■ **Information given**
---------------

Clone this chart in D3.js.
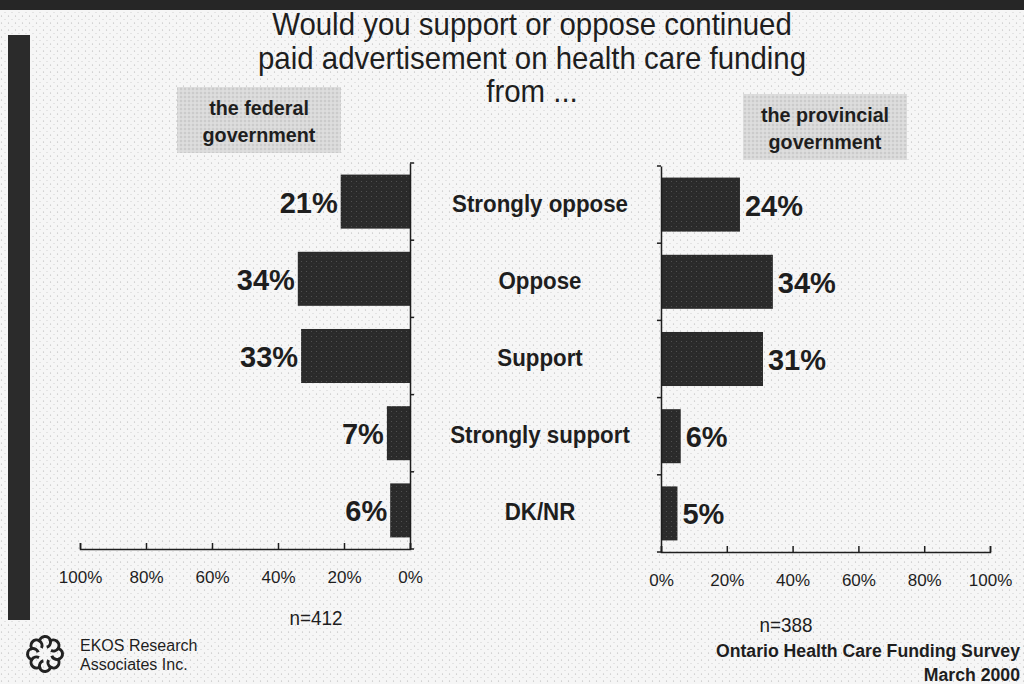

---------------

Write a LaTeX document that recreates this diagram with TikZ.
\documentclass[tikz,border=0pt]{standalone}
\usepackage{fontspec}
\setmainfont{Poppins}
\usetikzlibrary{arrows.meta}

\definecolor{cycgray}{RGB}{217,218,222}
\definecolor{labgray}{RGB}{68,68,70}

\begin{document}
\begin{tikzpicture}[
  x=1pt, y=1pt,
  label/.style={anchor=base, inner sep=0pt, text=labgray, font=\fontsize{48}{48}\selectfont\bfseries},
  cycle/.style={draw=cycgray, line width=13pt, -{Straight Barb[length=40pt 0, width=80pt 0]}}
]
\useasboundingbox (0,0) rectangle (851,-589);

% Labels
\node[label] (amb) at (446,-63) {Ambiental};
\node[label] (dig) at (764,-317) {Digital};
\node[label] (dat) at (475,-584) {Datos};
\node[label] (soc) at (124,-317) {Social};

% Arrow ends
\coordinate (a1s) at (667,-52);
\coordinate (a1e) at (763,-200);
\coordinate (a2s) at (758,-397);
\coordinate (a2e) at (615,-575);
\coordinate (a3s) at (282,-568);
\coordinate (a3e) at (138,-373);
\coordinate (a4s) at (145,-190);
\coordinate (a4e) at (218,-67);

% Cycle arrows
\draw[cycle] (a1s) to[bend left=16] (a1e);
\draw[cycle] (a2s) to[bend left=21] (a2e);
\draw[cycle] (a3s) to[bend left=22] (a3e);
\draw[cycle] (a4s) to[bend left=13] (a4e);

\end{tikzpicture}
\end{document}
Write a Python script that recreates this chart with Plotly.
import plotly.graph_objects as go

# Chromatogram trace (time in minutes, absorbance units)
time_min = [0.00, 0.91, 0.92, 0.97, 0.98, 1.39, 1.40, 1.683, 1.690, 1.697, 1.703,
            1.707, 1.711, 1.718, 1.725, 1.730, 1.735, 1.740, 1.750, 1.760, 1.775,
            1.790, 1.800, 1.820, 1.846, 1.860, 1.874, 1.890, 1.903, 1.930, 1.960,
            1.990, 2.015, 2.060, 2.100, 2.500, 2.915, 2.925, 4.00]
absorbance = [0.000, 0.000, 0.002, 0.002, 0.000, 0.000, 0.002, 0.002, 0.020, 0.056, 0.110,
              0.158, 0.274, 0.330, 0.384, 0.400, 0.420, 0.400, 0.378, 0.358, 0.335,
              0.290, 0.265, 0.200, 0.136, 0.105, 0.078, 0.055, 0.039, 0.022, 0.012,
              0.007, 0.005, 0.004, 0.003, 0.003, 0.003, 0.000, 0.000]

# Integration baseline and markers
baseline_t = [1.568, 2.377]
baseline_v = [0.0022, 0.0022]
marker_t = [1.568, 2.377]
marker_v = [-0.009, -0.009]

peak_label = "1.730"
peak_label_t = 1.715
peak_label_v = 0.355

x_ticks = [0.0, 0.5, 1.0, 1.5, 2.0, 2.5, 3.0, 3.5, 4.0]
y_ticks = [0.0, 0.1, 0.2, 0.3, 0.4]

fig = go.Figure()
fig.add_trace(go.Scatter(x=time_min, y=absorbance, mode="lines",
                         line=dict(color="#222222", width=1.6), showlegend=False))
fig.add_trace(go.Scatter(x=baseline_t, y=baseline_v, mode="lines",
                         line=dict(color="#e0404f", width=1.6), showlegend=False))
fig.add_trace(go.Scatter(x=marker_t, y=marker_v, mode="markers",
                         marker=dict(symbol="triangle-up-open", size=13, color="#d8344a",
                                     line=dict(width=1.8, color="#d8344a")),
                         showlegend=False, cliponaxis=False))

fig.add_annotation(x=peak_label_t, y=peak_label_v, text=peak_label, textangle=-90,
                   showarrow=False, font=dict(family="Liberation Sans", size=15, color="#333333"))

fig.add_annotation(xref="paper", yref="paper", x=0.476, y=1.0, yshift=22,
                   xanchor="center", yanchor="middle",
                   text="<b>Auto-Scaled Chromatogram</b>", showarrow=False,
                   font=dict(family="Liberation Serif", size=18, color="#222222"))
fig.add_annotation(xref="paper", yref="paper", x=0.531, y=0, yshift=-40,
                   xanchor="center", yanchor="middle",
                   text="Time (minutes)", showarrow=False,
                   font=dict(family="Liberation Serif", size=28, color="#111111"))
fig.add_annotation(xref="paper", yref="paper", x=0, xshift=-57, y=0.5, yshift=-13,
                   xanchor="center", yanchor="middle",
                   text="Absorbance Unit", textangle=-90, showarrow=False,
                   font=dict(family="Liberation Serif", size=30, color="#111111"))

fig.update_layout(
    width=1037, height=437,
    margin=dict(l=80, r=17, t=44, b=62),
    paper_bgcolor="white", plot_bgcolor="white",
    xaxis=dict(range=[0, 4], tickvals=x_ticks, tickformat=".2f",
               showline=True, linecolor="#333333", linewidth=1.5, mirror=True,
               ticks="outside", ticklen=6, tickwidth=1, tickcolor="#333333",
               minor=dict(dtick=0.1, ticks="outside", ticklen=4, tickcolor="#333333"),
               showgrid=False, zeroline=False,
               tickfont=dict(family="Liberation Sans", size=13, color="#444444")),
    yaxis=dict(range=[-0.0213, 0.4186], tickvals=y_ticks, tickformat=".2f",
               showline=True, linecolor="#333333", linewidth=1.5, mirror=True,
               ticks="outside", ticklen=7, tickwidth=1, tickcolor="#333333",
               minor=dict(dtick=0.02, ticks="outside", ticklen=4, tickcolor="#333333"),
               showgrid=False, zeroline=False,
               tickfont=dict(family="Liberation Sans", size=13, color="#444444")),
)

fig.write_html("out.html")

---------------

■ **Task statement**
Of the lines in this listing, report how many contain the string "that", and give the number only.

■ **Completed exercise**
2